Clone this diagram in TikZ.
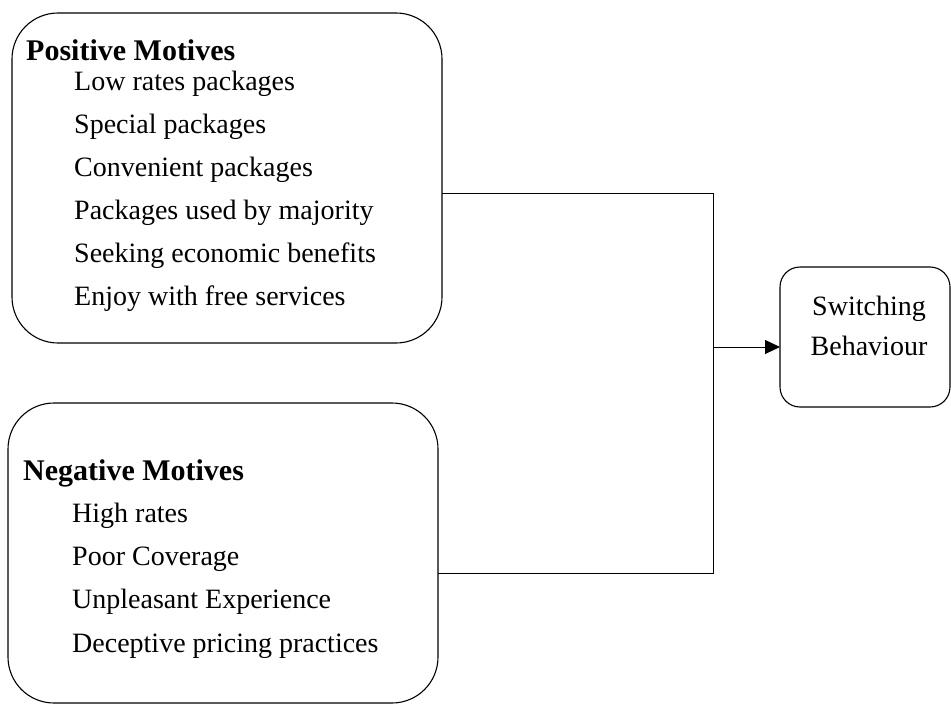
\documentclass[tikz,border=0pt]{standalone}
\usepackage{fontspec}
\setmainfont{Liberation Serif}
\usetikzlibrary{arrows.meta}
\begin{document}
\begin{tikzpicture}[x=1pt,y=-1pt,
  motivebox/.style={draw, line width=1.1pt, rounded corners=46pt, inner sep=0pt, outer sep=0pt},
  resultbox/.style={draw, line width=1.1pt, rounded corners=20pt, inner sep=0pt, outer sep=0pt},
  heading/.style={anchor=base west, inner sep=0pt, font=\fontsize{30}{34}\selectfont\bfseries},
  item/.style={anchor=base west, inner sep=0pt, font=\fontsize{28}{32}\selectfont},
  link/.style={line width=1pt},
  arrowlink/.style={line width=1pt, -{Triangle[length=15pt,width=14pt]}}]
\useasboundingbox (0,0) rectangle (951,704);

% boxes
\node[motivebox, minimum width=430pt, minimum height=330pt] (pos) at (227,178) {};
\node[motivebox, minimum width=430pt, minimum height=300pt] (neg) at (223,553) {};
\node[resultbox, minimum width=170pt, minimum height=140pt] (sw) at (865,337) {};

% positive motives
\node[heading] (ph) at (26,60) {Positive Motives};
\node[item] (p1) at (74,90) {Low rates packages};
\node[item] (p2) at (74,133) {Special packages};
\node[item] (p3) at (74,176) {Convenient packages};
\node[item] (p4) at (74,219) {Packages used by majority};
\node[item] (p5) at (74,262) {Seeking economic benefits};
\node[item] (p6) at (74,305) {Enjoy with free services};

% negative motives
\node[heading] (nh) at (23,480) {Negative Motives};
\node[item] (n1) at (72,522) {High rates};
\node[item] (n2) at (72,565) {Poor Coverage};
\node[item] (n3) at (72,608) {Unpleasant Experience};
\node[item] (n4) at (72,652) {Deceptive pricing practices};

% outcome
\node[item, anchor=base] (s1) at (869,315) {Switching};
\node[item, anchor=base] (s2) at (869,355) {Behaviour};

% connectors
\coordinate (jt) at (713,193);
\coordinate (jb) at (713,573);
\coordinate (jm) at (713,347);
\draw[link] (pos.east |- jt) -- (jt) -- (jb) -- (neg.east |- jb);
\draw[arrowlink] (jm) -- (sw.west |- jm);
\end{tikzpicture}
\end{document}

*DIRECTION*
Reproduce every line exactly and omit all pictures.

*ANSWER TO THE PROBLEM*
Clone this diagram in TikZ.
\documentclass[tikz,border=0pt]{standalone}
\usepackage{fontspec}
\setmainfont{Liberation Serif}
\usetikzlibrary{arrows.meta}
\begin{document}
\begin{tikzpicture}[x=1pt,y=-1pt,
  motivebox/.style={draw, line width=1.1pt, rounded corners=46pt, inner sep=0pt, outer sep=0pt},
  resultbox/.style={draw, line width=1.1pt, rounded corners=20pt, inner sep=0pt, outer sep=0pt},
  heading/.style={anchor=base west, inner sep=0pt, font=\fontsize{30}{34}\selectfont\bfseries},
  item/.style={anchor=base west, inner sep=0pt, font=\fontsize{28}{32}\selectfont},
  link/.style={line width=1pt},
  arrowlink/.style={line width=1pt, -{Triangle[length=15pt,width=14pt]}}]
\useasboundingbox (0,0) rectangle (951,704);

% boxes
\node[motivebox, minimum width=430pt, minimum height=330pt] (pos) at (227,178) {};
\node[motivebox, minimum width=430pt, minimum height=300pt] (neg) at (223,553) {};
\node[resultbox, minimum width=170pt, minimum height=140pt] (sw) at (865,337) {};

% positive motives
\node[heading] (ph) at (26,60) {Positive Motives};
\node[item] (p1) at (74,90) {Low rates packages};
\node[item] (p2) at (74,133) {Special packages};
\node[item] (p3) at (74,176) {Convenient packages};
\node[item] (p4) at (74,219) {Packages used by majority};
\node[item] (p5) at (74,262) {Seeking economic benefits};
\node[item] (p6) at (74,305) {Enjoy with free services};

% negative motives
\node[heading] (nh) at (23,480) {Negative Motives};
\node[item] (n1) at (72,522) {High rates};
\node[item] (n2) at (72,565) {Poor Coverage};
\node[item] (n3) at (72,608) {Unpleasant Experience};
\node[item] (n4) at (72,652) {Deceptive pricing practices};

% outcome
\node[item, anchor=base] (s1) at (869,315) {Switching};
\node[item, anchor=base] (s2) at (869,355) {Behaviour};

% connectors
\coordinate (jt) at (713,193);
\coordinate (jb) at (713,573);
\coordinate (jm) at (713,347);
\draw[link] (pos.east |- jt) -- (jt) -- (jb) -- (neg.east |- jb);
\draw[arrowlink] (jm) -- (sw.west |- jm);
\end{tikzpicture}
\end{document}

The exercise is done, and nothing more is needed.